Begin Data to process

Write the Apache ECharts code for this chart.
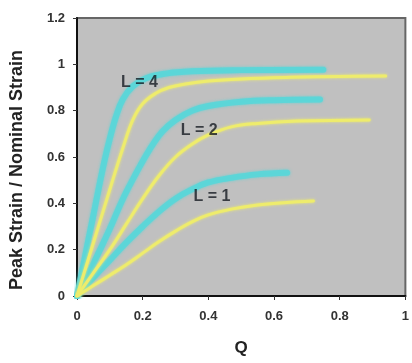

End Data to process
Begin Data to process

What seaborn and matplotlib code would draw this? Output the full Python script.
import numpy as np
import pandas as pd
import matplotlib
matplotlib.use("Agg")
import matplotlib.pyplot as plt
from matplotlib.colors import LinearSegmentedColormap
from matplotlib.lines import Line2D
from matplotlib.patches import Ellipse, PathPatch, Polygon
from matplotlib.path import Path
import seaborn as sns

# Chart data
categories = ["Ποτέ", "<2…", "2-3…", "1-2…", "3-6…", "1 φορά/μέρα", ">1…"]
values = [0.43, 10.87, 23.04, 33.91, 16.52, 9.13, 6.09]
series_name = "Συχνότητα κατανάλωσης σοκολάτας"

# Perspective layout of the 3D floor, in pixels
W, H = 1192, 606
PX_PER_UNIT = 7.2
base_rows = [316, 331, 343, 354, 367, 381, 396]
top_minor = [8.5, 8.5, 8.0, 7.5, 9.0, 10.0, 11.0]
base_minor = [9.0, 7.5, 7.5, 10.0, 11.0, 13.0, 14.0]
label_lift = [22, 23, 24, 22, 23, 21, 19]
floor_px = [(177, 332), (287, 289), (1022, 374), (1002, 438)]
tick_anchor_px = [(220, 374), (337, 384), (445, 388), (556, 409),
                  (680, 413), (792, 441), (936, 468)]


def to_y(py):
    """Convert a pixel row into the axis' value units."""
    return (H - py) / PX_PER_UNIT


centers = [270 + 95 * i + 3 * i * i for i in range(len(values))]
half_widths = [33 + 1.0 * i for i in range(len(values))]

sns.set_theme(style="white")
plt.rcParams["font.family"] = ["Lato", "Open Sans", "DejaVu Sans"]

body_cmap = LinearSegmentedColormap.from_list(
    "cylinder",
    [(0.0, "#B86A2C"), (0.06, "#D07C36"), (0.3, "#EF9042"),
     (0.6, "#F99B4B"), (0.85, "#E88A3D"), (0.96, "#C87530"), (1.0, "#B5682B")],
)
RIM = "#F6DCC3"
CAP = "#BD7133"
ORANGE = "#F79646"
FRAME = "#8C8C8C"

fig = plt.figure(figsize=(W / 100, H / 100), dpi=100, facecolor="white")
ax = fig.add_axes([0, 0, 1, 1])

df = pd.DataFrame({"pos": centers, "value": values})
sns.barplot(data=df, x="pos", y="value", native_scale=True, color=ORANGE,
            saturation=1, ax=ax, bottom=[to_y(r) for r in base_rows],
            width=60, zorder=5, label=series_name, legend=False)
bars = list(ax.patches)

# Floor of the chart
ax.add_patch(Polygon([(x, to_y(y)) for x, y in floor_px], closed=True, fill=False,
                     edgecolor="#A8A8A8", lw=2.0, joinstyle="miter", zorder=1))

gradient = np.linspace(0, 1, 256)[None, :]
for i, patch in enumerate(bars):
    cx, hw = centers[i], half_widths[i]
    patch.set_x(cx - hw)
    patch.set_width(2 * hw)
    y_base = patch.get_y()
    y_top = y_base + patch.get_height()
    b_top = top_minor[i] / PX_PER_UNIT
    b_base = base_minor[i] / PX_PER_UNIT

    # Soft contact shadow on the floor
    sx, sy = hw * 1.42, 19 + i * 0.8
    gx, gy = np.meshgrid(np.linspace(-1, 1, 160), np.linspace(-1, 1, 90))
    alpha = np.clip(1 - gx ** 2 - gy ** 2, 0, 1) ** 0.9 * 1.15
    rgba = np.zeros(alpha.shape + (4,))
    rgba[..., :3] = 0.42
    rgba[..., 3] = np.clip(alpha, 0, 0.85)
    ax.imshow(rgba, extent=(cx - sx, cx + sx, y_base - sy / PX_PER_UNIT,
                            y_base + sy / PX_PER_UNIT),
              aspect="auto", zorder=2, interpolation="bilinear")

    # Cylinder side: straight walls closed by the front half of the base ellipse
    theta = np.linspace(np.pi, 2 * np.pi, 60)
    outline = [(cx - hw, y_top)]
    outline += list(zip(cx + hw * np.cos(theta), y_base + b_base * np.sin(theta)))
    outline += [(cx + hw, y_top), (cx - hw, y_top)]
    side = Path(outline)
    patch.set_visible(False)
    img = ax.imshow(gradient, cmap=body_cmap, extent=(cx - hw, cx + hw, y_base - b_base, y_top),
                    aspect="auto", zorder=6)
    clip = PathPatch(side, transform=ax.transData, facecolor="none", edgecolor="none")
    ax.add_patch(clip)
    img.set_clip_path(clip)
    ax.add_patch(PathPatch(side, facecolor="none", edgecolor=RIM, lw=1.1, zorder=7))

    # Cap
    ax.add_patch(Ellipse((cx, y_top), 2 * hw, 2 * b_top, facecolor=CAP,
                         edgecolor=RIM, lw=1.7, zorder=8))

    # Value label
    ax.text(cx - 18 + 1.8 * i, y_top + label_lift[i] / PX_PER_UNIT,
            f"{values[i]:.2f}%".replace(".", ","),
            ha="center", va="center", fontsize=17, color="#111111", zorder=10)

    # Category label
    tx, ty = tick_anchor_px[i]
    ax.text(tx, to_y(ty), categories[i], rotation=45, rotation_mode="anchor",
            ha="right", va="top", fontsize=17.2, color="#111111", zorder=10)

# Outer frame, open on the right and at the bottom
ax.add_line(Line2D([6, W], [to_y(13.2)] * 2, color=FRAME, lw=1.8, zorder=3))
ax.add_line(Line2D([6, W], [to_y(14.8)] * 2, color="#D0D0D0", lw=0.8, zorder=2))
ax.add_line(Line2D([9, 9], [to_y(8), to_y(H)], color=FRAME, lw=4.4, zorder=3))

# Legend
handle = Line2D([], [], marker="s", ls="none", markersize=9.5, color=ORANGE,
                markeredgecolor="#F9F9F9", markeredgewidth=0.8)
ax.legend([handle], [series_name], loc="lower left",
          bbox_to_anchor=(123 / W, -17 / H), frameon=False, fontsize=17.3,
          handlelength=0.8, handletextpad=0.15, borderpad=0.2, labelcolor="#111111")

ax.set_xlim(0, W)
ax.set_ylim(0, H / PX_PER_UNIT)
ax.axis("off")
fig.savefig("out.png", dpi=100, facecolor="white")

End Data to process

Exercise = State how many lines include the string "seaborn". Give no other information.

Exercise solution = 2